Exercise.
Set out each line from the following listing that includes the word "React".

Supplied data.
__________________________________________________

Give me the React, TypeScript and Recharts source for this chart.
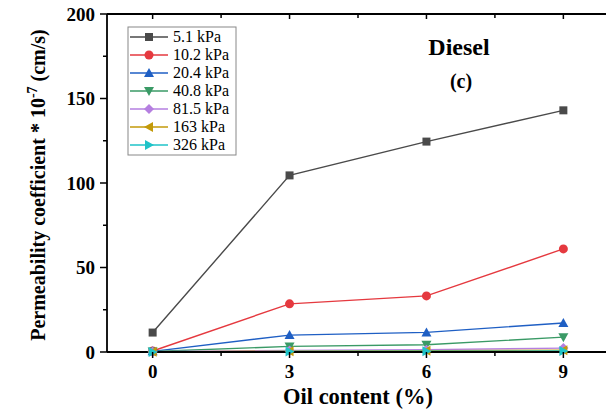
import React from "react";
import { LineChart, Line, XAxis, YAxis, Customized } from "recharts";

// oil content (%) on the x axis
const oilContent = [0, 3, 6, 9];

// permeability coefficient * 1e-7 cm/s, one array per consolidation pressure
const k5_1 = [11.5, 104.5, 124.5, 143];
const k10_2 = [0.6, 28.5, 33.2, 61];
const k20_4 = [0.4, 10, 11.6, 17.2];
const k40_8 = [0.3, 3.3, 4.3, 8.8];
const k81_5 = [0.2, 0.9, 1.4, 2.3];
const k163 = [0.1, 0.5, 0.8, 1.1];
const k326 = [0.05, 0.3, 0.4, 0.6];

const xTicks = [0, 1.5, 3, 4.5, 6, 7.5, 9];
const yTicks = [0, 25, 50, 75, 100, 125, 150, 175, 200];

type Shape = "square" | "circle" | "up" | "down" | "diamond" | "left" | "right";

const series: { key: string; name: string; color: string; shape: Shape; values: number[] }[] = [
  { key: "p1", name: "5.1 kPa", color: "#4a4a4a", shape: "square", values: k5_1 },
  { key: "p2", name: "10.2 kPa", color: "#e5393f", shape: "circle", values: k10_2 },
  { key: "p3", name: "20.4 kPa", color: "#1f5fc4", shape: "up", values: k20_4 },
  { key: "p4", name: "40.8 kPa", color: "#3a9a66", shape: "down", values: k40_8 },
  { key: "p5", name: "81.5 kPa", color: "#b57fe0", shape: "diamond", values: k81_5 },
  { key: "p6", name: "163 kPa", color: "#c39a0a", shape: "left", values: k163 },
  { key: "p7", name: "326 kPa", color: "#1fc3c8", shape: "right", values: k326 },
];

const data = oilContent.map((x, i) => {
  const row: Record<string, number> = { x };
  series.forEach((s) => (row[s.key] = s.values[i]));
  return row;
});

const serif = { fontFamily: "'Liberation Serif', 'Times New Roman', serif" };

const Marker = ({ shape, cx, cy, color }: { shape: Shape; cx: number; cy: number; color: string }) => {
  switch (shape) {
    case "square":
      return <rect x={cx - 4} y={cy - 4} width={8} height={8} fill={color} />;
    case "circle":
      return <circle cx={cx} cy={cy} r={4.5} fill={color} />;
    case "up":
      return <polygon points={`${cx},${cy - 5} ${cx + 5},${cy + 4} ${cx - 5},${cy + 4}`} fill={color} />;
    case "down":
      return <polygon points={`${cx},${cy + 5} ${cx + 5},${cy - 4} ${cx - 5},${cy - 4}`} fill={color} />;
    case "diamond":
      return <polygon points={`${cx},${cy - 5} ${cx + 5},${cy} ${cx},${cy + 5} ${cx - 5},${cy}`} fill={color} />;
    case "left":
      return <polygon points={`${cx - 5},${cy} ${cx + 4},${cy - 5} ${cx + 4},${cy + 5}`} fill={color} />;
    case "right":
      return <polygon points={`${cx + 5},${cy} ${cx - 4},${cy - 5} ${cx - 4},${cy + 5}`} fill={color} />;
  }
  return null;
};

const isMajorX = (v: number) => v % 3 === 0;
const isMajorY = (v: number) => v % 50 === 0;

const BottomTick = ({ x, y, payload }: any) => {
  const major = isMajorX(payload.value);
  return (
    <g>
      <line x1={x} x2={x} y1={y} y2={y + (major ? 6 : 4)} stroke="#000" strokeWidth={1.5} />
      {major && (
        <text x={x} y={y + 26} textAnchor="middle" style={serif} fontWeight="bold" fontSize={19} fill="#000">
          {payload.value}
        </text>
      )}
    </g>
  );
};

const TopTick = ({ x, y, payload }: any) => (
  <line x1={x} x2={x} y1={y} y2={y + (isMajorX(payload.value) ? 5 : 4)} stroke="#000" strokeWidth={1.5} />
);

const LeftTick = ({ x, y, payload }: any) => {
  const major = isMajorY(payload.value);
  return (
    <g>
      <line x1={x - (major ? 7 : 4)} x2={x} y1={y} y2={y} stroke="#000" strokeWidth={1.5} />
      {major && (
        <text x={x - 12} y={y + 6.5} textAnchor="end" style={serif} fontWeight="bold" fontSize={19} fill="#000">
          {payload.value}
        </text>
      )}
    </g>
  );
};

const RightTick = ({ x, y, payload }: any) => (
  <line x1={x - (isMajorY(payload.value) ? 5 : 4)} x2={x} y1={y} y2={y} stroke="#000" strokeWidth={1.5} />
);

// axis titles, panel caption and the boxed legend
const Annotations = () => (
  <g style={serif} fill="#000">
    <text transform="translate(45,185) rotate(-90)" textAnchor="middle" fontWeight="bold" fontSize={20} style={serif}>
      Permeability coefficient * 10
      <tspan dy={-8} fontSize={14}>-7</tspan>
      <tspan dy={8}> (cm/s)</tspan>
    </text>
    <text x={358} y={404} textAnchor="middle" fontWeight="bold" fontSize={22.5} style={serif}>
      Oil content (%)
    </text>
    <text x={459} y={55} textAnchor="middle" fontWeight="bold" fontSize={24} style={serif}>
      Diesel
    </text>
    <text x={461} y={88} textAnchor="middle" fontWeight="bold" fontSize={20} style={serif}>
      (c)
    </text>
    <rect x={128} y={27} width={108} height={128} fill="#fff" stroke="#888" strokeWidth={1} />
    {series.map((s, i) => {
      const cy = 37 + i * 18;
      return (
        <g key={s.key}>
          <line x1={130} x2={168} y1={cy} y2={cy} stroke={s.color} strokeWidth={1.5} />
          <Marker shape={s.shape} cx={149} cy={cy} color={s.color} />
          <text x={173} y={cy + 5} fontSize={16} style={serif}>
            {s.name}
          </text>
        </g>
      );
    })}
  </g>
);

export default function App() {
  return (
    <div
      style={{
        position: "fixed",
        left: 0,
        top: 0,
        width: 606,
        height: 415,
        overflow: "hidden",
        background: "#fff",
      }}
    >
      <LineChart width={620} height={415} data={data} margin={{ top: 0, right: 0, bottom: 0, left: 0 }}>
        <XAxis
          dataKey="x"
          type="number"
          domain={[-1, 10]}
          ticks={xTicks}
          height={63}
          tickSize={0}
          tickMargin={0}
          tickLine={false}
          tick={BottomTick}
          axisLine={{ stroke: "#000", strokeWidth: 1.8 }}
          interval={0}
        />
        <XAxis
          xAxisId="top"
          orientation="top"
          dataKey="x"
          type="number"
          domain={[-1, 10]}
          ticks={xTicks}
          height={14}
          tickSize={0}
          tickMargin={0}
          tickLine={false}
          tick={TopTick}
          axisLine={{ stroke: "#000", strokeWidth: 1.8 }}
          interval={0}
        />
        <YAxis
          type="number"
          domain={[0, 200]}
          ticks={yTicks}
          width={107}
          tickSize={0}
          tickMargin={0}
          tickLine={false}
          tick={LeftTick}
          axisLine={{ stroke: "#000", strokeWidth: 1.8 }}
          interval={0}
        />
        <YAxis
          yAxisId="right"
          orientation="right"
          type="number"
          domain={[0, 200]}
          ticks={yTicks}
          width={11}
          tickSize={0}
          tickMargin={0}
          tickLine={false}
          tick={RightTick}
          axisLine={{ stroke: "#000", strokeWidth: 1.8 }}
          interval={0}
        />
        {series.map((s) => (
          <Line
            key={s.key}
            dataKey={s.key}
            name={s.name}
            stroke={s.color}
            strokeWidth={1.4}
            isAnimationActive={false}
            dot={(p: any) => <Marker key={`${s.key}-${p.index}`} shape={s.shape} cx={p.cx} cy={p.cy} color={s.color} />}
            activeDot={false}
          />
        ))}
        <Customized component={Annotations} />
      </LineChart>
    </div>
  );
}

__________________________________________________

Exercise response.
Give me the React, TypeScript and Recharts source for this chart.
import React from "react";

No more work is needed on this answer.